#### Task instructions
Search the listing below for "matplotlib". Copy each matching line.

#### Data shown

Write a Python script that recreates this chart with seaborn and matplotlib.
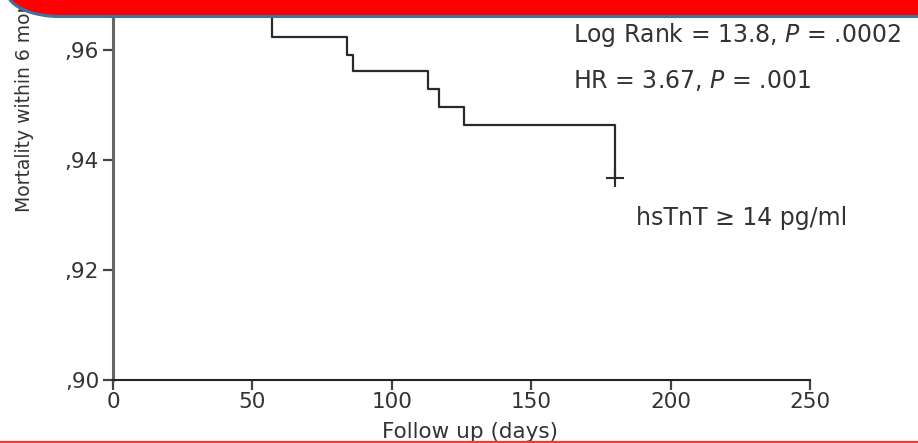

==

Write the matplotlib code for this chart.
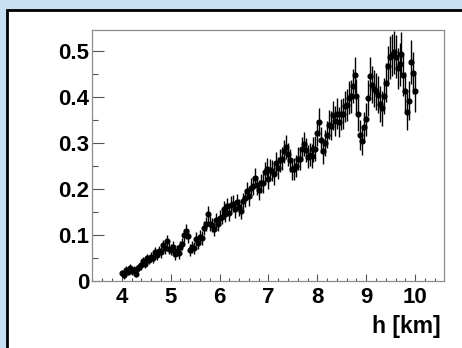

* * *

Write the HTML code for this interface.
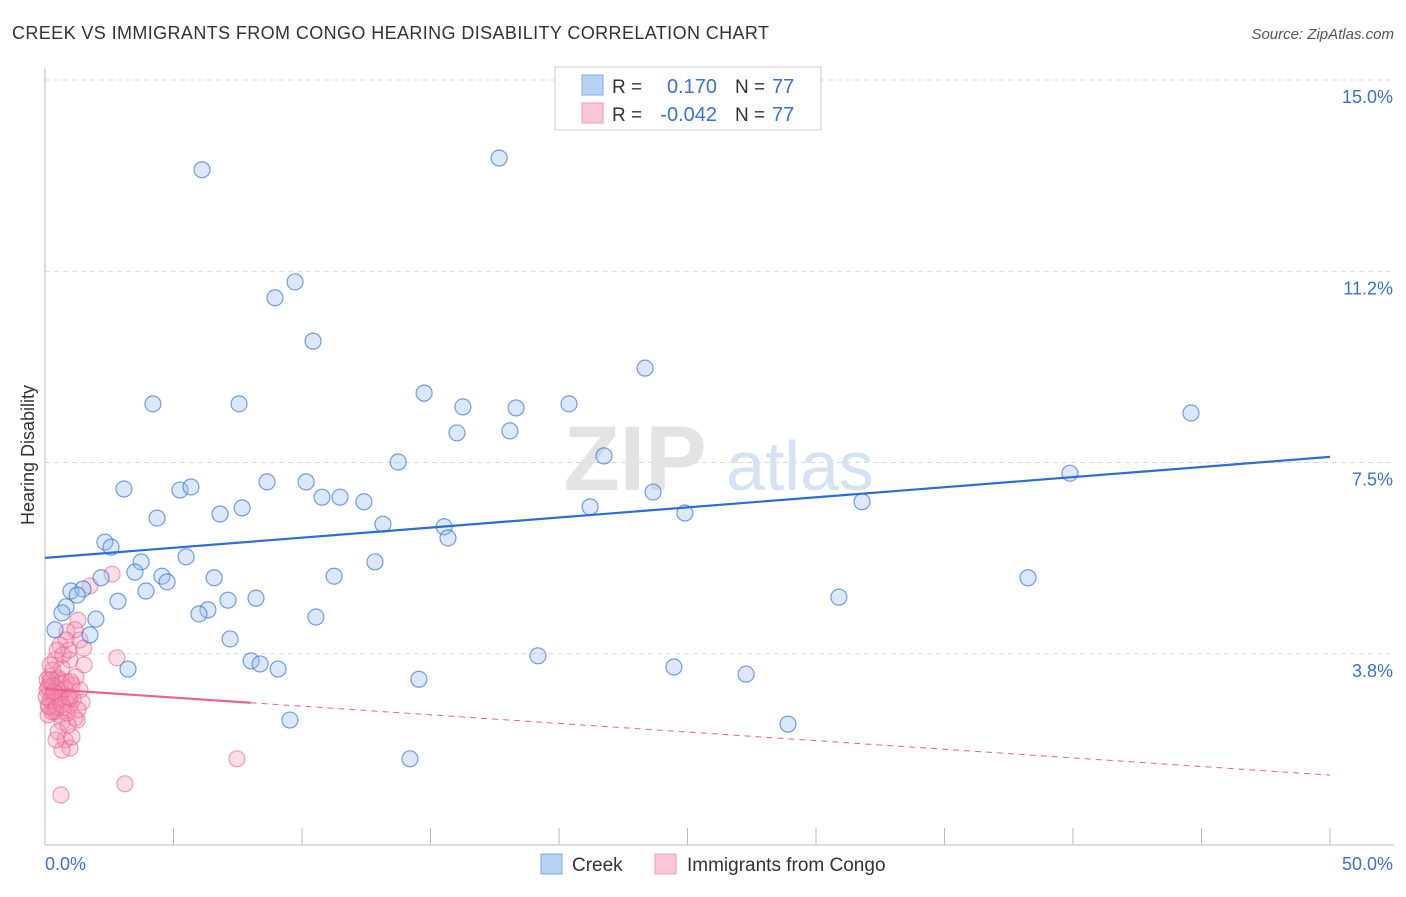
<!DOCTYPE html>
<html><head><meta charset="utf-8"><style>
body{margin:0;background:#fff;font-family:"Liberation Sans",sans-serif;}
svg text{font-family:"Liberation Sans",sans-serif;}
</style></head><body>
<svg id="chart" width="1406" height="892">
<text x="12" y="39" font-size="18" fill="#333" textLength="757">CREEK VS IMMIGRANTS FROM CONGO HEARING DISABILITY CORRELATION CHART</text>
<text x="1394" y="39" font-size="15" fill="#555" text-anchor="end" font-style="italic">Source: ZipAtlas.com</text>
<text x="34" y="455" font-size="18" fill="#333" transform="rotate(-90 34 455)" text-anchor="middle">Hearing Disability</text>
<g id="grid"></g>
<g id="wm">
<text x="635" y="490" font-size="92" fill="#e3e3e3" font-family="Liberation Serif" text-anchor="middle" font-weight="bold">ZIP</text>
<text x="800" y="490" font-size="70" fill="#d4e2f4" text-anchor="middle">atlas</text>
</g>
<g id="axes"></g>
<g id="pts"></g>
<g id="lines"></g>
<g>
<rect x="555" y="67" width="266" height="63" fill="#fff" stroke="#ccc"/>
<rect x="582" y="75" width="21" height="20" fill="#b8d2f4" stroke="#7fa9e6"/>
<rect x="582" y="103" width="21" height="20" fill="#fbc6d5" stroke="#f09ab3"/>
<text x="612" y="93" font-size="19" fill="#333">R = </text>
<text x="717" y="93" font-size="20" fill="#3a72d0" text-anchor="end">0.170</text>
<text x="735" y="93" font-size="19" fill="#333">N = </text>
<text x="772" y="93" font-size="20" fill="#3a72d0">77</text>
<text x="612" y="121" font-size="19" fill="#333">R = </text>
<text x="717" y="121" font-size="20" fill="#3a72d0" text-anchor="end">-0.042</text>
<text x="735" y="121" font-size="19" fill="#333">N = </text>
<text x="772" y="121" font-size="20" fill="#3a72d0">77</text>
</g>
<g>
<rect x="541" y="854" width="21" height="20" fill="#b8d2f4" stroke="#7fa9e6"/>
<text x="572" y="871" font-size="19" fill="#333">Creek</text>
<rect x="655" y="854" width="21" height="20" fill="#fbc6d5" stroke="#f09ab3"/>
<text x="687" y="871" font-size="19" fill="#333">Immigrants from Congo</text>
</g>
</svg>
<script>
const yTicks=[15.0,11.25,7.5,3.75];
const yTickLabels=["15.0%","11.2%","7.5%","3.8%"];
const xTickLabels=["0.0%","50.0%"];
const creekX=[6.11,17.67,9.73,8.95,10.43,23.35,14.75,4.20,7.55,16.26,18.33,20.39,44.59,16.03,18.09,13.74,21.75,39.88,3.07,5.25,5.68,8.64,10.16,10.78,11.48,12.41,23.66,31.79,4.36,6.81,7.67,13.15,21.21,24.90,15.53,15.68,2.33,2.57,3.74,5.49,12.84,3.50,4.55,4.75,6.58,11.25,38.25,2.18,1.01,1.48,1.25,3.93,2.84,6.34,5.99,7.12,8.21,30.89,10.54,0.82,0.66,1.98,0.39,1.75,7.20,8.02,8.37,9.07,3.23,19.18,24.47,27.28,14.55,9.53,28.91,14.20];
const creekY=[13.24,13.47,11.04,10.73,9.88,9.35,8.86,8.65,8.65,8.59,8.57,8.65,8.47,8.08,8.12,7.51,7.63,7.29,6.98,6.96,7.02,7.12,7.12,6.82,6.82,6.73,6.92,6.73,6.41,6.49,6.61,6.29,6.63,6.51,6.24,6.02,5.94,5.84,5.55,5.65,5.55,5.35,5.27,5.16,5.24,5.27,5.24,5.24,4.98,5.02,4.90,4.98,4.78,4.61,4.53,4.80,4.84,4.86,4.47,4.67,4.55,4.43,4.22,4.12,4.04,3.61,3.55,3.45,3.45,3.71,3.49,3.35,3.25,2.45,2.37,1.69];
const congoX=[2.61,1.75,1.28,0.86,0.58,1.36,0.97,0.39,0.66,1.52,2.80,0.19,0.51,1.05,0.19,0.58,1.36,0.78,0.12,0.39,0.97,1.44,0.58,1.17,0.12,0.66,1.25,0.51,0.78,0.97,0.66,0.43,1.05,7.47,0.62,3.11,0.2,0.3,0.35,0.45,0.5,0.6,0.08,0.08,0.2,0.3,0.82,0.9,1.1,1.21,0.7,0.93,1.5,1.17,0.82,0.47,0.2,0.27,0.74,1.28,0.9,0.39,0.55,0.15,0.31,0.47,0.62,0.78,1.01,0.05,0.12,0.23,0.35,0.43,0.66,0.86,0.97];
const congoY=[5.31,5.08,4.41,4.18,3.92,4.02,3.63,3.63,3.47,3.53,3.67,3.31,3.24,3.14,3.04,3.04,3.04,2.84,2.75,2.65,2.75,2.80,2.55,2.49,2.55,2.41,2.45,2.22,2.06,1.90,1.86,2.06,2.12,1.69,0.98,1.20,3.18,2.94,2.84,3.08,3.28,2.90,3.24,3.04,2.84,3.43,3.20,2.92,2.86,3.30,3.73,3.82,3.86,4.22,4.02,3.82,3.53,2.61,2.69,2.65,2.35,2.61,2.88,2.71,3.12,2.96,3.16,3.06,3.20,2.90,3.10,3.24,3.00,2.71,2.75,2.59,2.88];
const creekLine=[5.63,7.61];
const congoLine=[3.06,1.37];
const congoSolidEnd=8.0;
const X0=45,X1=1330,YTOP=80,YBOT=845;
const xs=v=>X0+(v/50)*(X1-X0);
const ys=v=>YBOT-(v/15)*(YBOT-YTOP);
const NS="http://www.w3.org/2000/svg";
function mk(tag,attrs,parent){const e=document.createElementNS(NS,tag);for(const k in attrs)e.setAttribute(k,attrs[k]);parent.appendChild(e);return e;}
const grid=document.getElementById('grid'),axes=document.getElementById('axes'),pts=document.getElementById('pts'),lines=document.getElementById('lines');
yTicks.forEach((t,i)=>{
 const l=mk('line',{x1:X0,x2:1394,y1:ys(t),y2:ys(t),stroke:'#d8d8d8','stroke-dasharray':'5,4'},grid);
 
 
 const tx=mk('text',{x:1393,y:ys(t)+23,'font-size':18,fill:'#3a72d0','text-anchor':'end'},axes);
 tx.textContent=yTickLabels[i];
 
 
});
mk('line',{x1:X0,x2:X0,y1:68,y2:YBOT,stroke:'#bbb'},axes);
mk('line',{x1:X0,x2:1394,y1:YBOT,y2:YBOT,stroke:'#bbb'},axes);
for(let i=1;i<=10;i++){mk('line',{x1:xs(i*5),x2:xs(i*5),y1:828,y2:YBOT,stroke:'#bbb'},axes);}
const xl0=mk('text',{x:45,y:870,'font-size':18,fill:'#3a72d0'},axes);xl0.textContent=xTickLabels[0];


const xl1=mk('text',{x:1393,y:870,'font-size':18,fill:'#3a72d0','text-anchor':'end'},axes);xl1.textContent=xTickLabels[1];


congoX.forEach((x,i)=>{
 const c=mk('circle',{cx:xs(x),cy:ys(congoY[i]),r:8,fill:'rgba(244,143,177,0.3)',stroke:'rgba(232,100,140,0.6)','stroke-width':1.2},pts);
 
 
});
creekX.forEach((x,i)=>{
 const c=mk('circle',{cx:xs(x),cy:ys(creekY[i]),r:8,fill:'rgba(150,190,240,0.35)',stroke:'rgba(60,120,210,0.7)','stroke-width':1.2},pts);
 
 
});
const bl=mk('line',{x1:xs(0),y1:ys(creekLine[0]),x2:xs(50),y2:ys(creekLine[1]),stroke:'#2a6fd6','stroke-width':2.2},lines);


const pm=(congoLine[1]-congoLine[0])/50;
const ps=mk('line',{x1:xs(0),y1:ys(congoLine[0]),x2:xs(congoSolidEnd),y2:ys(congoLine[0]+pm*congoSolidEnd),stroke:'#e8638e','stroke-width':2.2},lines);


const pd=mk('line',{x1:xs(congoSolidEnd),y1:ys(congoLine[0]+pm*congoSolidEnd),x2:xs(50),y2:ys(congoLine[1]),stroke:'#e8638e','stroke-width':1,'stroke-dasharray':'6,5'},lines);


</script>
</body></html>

#### Answer for this exercise
Write a Python script that recreates this chart with seaborn and matplotlib.
Write the matplotlib code for this chart.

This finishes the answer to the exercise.